Man denke an das Beispiel sterbender Eltern. Der Trauerprozess, der durch den Tod der Eltern in einem selbst angeregt wird, bringt uns dazu, uns in dieser Phase stärker mit unserem Verhältnis zu den Eltern auseinanderzusetzen. Wir stellen uns Fragen wie: „Was haben wir versäumt? Was hätte anders sein können?“
Diese Fragen sind Teil eines Gesundungsprozesses, der uns vollständiger macht. Natürlich wäre es vielleicht besser gewesen, diese Fragen zu Lebzeiten zu beantworten. Doch da wir es nicht getan haben, musste der Tod der Person zuerst eintreten, um den nötigen Druck, die nötige Bereitschaft in uns zu erzeugen. Man sagt, wir trauern nur um das, was nicht zwischen uns und den Eltern gelebt wurde. Gerade deswegen ist es wichtig, diesem Prozess so viel Raum einzuräumen, wie es braucht. So kann der Tod etwas zurückbringen, was zu Lebzeiten gefehlt hat. „Quintäre Regulation“ nenne ich dieses Phänomen: Der Tod als letzten Ausweg, den Organismus, die Umgebung, die Gruppe, die einen umgeben hat, zu regulieren.

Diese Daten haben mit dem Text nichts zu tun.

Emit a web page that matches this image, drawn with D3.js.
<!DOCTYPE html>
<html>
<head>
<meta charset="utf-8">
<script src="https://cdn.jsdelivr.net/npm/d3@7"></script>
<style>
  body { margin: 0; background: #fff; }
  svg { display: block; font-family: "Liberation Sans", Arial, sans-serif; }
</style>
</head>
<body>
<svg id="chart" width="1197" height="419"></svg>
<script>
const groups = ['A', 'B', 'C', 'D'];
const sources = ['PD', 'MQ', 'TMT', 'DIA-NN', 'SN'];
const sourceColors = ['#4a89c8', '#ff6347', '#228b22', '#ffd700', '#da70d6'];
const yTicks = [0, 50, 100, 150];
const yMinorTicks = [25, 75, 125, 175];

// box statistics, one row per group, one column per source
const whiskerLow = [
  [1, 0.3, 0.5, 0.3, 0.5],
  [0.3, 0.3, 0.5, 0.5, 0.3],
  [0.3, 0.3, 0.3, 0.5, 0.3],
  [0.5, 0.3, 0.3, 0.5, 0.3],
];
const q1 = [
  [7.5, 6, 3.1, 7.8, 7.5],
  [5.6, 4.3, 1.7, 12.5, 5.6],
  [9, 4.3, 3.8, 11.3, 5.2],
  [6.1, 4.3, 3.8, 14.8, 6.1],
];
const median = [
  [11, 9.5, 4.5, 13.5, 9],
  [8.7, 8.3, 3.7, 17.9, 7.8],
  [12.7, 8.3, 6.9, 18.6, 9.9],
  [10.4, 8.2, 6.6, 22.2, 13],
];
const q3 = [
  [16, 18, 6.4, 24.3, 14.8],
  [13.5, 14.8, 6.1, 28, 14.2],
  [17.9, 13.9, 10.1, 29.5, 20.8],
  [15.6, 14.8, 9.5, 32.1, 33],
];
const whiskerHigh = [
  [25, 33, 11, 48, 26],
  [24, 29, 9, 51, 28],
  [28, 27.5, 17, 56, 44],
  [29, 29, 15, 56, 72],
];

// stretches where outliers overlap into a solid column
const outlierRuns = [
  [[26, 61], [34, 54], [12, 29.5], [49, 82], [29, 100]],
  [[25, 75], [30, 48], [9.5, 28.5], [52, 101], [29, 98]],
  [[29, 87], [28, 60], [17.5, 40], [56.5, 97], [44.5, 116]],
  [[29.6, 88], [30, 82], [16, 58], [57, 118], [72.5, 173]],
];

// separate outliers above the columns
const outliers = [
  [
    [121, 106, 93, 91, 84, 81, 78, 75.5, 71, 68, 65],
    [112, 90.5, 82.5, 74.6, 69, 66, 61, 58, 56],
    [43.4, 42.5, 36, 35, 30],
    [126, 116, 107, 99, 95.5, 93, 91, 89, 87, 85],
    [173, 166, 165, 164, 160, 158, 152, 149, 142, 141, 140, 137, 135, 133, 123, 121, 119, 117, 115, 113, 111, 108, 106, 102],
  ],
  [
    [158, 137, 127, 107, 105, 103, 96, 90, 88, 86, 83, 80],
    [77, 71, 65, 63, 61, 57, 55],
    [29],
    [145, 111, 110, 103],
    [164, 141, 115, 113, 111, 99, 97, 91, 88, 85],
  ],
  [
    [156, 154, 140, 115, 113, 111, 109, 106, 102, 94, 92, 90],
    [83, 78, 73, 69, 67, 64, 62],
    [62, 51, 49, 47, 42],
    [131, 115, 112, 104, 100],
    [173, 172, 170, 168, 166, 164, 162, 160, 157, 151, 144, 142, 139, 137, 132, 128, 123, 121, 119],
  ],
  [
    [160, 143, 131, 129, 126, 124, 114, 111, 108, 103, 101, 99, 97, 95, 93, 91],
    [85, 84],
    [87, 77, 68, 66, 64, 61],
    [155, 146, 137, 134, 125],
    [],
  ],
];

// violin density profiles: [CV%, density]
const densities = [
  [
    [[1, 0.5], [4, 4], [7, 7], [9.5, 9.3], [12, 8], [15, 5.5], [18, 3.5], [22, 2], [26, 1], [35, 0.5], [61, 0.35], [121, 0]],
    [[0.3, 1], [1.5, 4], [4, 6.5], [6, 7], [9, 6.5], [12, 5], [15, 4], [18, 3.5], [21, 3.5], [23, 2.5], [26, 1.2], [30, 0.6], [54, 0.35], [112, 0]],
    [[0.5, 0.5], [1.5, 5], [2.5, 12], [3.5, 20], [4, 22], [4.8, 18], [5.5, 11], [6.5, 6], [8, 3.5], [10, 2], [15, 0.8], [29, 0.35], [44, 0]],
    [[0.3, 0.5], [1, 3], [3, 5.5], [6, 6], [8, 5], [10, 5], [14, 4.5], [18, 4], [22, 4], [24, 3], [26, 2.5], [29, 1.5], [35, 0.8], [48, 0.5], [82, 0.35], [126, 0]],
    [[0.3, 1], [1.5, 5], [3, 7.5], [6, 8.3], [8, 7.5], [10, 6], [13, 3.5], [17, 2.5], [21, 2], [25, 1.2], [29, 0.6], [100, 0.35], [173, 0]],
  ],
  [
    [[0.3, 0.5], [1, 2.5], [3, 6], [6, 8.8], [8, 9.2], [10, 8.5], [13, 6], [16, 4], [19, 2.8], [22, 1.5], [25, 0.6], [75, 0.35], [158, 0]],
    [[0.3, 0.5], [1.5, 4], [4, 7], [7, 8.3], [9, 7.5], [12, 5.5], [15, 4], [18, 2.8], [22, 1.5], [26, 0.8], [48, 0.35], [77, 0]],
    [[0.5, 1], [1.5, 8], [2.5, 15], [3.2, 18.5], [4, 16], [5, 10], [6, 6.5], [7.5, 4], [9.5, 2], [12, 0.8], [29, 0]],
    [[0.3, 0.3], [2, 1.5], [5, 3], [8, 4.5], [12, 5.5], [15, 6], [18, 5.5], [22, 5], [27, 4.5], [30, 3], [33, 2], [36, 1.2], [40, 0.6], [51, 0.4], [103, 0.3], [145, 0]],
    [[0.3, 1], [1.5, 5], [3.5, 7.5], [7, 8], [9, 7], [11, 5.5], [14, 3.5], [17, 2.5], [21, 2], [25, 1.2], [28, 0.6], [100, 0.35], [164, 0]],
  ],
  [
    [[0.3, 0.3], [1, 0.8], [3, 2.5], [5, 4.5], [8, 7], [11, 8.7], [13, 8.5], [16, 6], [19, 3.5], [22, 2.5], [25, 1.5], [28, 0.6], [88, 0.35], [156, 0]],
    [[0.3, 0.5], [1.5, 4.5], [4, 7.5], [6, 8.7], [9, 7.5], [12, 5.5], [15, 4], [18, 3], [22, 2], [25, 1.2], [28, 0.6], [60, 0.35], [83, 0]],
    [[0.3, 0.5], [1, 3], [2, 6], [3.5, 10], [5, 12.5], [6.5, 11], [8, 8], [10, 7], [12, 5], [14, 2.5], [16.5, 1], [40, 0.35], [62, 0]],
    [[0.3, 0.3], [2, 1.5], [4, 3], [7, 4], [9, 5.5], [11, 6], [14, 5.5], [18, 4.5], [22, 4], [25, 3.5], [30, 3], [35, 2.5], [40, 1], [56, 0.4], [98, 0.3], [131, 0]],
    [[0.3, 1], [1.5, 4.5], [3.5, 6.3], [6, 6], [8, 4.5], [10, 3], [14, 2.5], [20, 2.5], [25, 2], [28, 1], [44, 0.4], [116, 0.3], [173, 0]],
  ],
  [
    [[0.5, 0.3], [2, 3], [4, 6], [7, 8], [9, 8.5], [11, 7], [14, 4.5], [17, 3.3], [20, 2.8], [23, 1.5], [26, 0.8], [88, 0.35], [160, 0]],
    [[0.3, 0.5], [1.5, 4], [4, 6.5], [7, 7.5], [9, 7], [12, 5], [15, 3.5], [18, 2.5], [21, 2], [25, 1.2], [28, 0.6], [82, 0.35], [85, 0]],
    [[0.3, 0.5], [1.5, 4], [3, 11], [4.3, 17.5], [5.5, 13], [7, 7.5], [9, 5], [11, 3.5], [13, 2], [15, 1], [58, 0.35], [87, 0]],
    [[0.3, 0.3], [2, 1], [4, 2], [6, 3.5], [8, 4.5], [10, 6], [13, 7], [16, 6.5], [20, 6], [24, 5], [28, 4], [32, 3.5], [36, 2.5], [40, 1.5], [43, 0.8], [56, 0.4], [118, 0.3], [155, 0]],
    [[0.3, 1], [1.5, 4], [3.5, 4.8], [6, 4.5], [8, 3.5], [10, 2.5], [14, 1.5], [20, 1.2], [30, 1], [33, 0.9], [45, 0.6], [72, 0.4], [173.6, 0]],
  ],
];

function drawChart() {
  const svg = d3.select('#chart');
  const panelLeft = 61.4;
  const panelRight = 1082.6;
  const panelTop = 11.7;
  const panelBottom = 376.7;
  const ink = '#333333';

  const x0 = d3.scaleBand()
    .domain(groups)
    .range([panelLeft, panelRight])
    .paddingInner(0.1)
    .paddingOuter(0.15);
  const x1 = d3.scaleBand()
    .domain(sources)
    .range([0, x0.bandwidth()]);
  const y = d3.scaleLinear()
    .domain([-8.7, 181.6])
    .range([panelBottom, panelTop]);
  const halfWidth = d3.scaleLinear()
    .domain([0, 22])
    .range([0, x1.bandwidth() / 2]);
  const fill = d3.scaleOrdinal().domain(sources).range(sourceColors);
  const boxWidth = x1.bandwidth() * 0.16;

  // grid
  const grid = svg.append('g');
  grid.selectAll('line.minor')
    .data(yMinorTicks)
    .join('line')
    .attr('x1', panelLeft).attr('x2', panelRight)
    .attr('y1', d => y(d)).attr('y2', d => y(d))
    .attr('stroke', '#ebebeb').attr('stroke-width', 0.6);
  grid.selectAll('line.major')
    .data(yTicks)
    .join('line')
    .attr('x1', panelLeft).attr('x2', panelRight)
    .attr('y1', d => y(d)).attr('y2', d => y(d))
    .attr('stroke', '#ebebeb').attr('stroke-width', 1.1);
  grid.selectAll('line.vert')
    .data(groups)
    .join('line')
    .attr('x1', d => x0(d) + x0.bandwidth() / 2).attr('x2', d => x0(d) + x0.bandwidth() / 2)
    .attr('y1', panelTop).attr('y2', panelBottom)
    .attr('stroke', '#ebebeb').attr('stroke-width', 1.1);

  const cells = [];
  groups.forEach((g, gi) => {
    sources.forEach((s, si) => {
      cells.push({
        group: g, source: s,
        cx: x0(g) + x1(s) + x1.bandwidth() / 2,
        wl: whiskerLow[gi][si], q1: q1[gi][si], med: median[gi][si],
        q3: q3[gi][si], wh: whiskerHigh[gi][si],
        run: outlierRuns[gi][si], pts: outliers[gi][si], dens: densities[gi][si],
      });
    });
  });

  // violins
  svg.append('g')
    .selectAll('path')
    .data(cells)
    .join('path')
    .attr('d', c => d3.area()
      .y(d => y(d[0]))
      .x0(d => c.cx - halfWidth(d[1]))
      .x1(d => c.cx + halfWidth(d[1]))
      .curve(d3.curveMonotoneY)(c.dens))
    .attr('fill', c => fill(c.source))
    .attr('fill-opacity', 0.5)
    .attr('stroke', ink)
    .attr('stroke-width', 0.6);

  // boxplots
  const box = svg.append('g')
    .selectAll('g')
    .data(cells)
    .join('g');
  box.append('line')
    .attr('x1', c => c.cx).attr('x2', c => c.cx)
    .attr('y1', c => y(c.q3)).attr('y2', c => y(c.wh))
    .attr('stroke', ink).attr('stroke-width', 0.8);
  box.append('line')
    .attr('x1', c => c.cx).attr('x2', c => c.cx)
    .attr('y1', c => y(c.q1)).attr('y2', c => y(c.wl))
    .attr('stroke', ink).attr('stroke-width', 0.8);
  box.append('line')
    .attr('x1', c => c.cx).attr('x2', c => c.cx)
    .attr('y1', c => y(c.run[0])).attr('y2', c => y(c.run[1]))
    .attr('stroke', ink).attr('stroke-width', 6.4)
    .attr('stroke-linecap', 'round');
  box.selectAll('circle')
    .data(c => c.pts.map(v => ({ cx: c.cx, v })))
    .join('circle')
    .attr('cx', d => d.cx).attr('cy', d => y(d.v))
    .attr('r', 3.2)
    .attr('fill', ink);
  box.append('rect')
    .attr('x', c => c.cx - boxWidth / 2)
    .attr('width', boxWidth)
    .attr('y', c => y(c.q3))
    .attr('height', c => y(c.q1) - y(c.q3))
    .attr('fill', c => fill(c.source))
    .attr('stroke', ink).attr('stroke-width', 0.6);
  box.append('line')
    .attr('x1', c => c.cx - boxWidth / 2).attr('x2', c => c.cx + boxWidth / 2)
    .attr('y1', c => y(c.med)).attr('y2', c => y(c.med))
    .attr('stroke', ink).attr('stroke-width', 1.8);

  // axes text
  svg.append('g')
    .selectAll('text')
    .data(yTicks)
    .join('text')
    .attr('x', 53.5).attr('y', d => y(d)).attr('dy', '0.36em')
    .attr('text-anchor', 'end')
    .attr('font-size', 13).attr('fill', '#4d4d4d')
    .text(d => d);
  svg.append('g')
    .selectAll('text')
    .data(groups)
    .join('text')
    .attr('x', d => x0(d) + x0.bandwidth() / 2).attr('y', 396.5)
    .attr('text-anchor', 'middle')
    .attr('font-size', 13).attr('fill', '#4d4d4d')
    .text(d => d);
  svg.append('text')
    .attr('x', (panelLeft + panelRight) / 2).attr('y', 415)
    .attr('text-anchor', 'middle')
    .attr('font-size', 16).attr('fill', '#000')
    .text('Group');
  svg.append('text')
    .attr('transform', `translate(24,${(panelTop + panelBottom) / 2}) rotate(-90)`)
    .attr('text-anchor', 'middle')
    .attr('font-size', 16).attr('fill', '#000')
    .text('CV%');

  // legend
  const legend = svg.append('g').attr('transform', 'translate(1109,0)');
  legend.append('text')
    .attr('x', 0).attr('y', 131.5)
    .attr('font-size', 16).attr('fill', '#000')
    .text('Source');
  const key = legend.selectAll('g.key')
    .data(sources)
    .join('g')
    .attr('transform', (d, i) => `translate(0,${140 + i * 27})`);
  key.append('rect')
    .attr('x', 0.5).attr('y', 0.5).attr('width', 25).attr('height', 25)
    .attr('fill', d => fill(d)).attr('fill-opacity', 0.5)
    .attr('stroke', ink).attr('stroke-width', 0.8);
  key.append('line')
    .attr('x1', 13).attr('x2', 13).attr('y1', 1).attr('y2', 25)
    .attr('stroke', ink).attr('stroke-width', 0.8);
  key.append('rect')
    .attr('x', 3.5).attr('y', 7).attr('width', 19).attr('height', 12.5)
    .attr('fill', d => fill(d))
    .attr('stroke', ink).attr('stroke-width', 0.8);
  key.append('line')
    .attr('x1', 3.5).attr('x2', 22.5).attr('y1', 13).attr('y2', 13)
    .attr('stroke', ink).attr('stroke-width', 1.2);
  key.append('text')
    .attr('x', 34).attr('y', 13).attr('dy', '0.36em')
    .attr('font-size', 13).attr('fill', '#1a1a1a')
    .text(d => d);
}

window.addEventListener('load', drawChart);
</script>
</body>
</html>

Die Quintäre Regulation ist nicht mehr rückgängig zu machen, in dem Sinne, dass der Körper dann zur Quartären, Tertiären Regulation etc. zurückkehren kann. Doch wie beschrieben entsteht Regulation innerhalb einer Gruppe. Auch das Beispiel mit dem Mann und den Ohrenschmerzen, das ich vor einigen Wochen angeführt hatte, zeigt, wie der Tod der Geliebten die Regulation des Großvaters in das System bringt. Nur indem die Dame, die es im Krieg so böse erwischt hat, als Symptom in Erinnerung bleibt, bekommt der Symptomträger eine Anregung, sich mit sich selbst (und der Familiengeschichte) in auseinanderzusetzen.
Aus dieser Ansicht heraus sind Symptome in jedem Fall zu achten.

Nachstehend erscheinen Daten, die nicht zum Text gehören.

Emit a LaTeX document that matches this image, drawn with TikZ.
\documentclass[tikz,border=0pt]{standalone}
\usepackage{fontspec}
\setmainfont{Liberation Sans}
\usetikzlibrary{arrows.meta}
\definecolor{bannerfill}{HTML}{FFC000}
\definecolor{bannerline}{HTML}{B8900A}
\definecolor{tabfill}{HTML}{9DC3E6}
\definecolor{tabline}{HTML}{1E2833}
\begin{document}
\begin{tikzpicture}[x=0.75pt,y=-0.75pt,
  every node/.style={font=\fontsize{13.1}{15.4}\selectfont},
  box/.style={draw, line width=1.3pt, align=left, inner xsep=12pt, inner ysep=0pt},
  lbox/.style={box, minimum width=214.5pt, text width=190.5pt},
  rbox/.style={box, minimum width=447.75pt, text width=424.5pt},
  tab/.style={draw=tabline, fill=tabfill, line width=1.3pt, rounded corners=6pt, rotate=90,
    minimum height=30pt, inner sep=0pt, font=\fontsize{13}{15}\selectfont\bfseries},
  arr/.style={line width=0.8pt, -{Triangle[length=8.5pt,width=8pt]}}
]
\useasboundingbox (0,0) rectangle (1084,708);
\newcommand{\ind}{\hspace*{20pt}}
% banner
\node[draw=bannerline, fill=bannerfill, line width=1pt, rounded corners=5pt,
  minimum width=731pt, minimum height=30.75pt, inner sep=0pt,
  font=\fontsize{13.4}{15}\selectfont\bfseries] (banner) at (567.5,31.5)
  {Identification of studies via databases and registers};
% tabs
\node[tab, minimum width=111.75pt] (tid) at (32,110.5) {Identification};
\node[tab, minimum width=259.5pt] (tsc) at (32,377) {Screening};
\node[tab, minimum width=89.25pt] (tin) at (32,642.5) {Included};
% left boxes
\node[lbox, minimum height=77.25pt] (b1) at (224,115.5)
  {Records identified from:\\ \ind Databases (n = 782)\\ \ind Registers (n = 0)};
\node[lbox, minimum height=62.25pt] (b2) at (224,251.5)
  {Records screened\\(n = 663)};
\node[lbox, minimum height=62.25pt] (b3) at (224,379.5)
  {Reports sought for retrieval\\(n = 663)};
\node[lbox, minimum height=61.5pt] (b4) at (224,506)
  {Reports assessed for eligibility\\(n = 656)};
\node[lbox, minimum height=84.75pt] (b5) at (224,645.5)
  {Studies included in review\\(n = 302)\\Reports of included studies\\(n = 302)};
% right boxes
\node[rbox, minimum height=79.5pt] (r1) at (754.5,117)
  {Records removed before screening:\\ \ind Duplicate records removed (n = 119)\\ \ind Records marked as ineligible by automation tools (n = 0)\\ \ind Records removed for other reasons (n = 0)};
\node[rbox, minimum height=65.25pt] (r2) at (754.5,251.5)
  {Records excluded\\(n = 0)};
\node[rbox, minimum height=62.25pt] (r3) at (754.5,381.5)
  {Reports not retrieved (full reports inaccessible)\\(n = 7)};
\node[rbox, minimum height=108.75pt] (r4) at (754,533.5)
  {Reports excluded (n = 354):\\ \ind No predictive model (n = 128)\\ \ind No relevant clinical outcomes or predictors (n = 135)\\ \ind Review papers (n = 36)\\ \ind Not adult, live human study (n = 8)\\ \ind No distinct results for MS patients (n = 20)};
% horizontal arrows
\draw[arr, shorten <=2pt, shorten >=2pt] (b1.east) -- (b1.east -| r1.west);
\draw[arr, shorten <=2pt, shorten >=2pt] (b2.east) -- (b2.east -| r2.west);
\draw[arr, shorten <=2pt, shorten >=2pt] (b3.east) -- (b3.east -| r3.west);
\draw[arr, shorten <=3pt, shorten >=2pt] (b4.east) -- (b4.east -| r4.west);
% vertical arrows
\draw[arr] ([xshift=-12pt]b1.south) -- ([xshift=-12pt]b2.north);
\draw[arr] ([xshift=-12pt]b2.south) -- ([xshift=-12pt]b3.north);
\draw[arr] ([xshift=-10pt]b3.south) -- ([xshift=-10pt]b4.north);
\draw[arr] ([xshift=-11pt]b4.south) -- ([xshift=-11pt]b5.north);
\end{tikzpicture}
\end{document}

Der Ansatz, ein Symptom in einer einzelnen Person beseitigen zu wollen, würde die Regulationsversuche des Gruppensystems (Körper, Seele, Geist) unterdrücken. Nur das Anerkennen eines Symptoms als Regulationsversuch des individuellen als auch des Gruppensystems (Familie) ermöglicht dem Körper, stärkere Regulationskräfte zu mobilisieren. Demzufolge kann ein Symptom sich erst auflösen, sobald es die Erlaubnis hat, da sein zu dürfen. Es braucht sogar Anerkennung, vielleicht sogar Liebe und Bewusstheit.

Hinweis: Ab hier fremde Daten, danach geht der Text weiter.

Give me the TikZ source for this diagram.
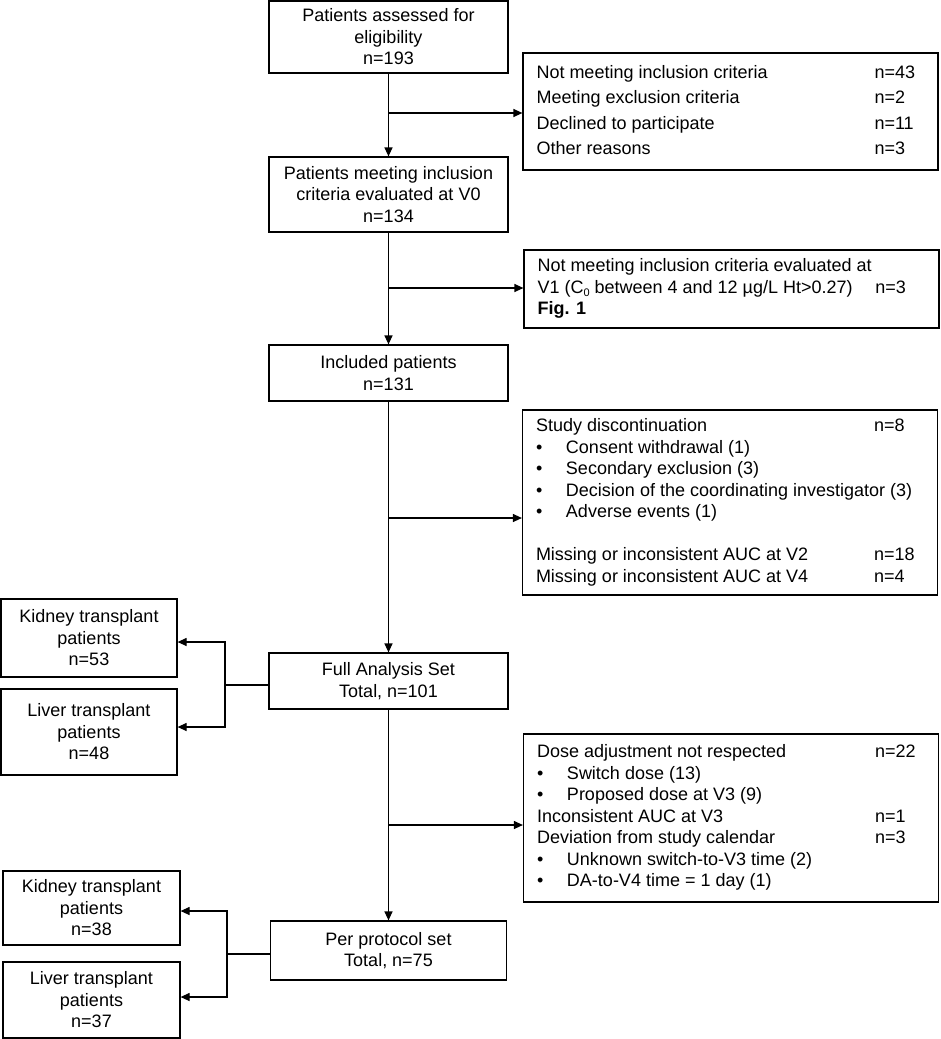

Meinen wir, durch die Beseitigung von Symptomen, Lösung zu erreichen, bewirken wir das Gegenteil: Personen und Ereignisse, auf die es vielleicht hinweist, werden ausgeschlossen. Heilung im Sinne von Ganzwerdung wird verhindert. Ein Ziel bei einer Heilung zu verfolgen ist identisch mit der Entstehung von Krankheit, dessen Ziel es ebenso war, etwas ins Lot zu bringen. Heilungs-Ziele bewirken, dass wir von etwas wegsehen, das eine eigene Unfähigkeit repräsentiert. Es entsteht ein neues Loch, das wiederum mit einem Symptom gefüllt werden muss.
Geistiges und seelisches Wachstum sind also nur möglich, indem die Selbstregulationshierarchien und deren individuellen Möglichkeiten zur Reifung absichtslos bedacht und anerkannt werden.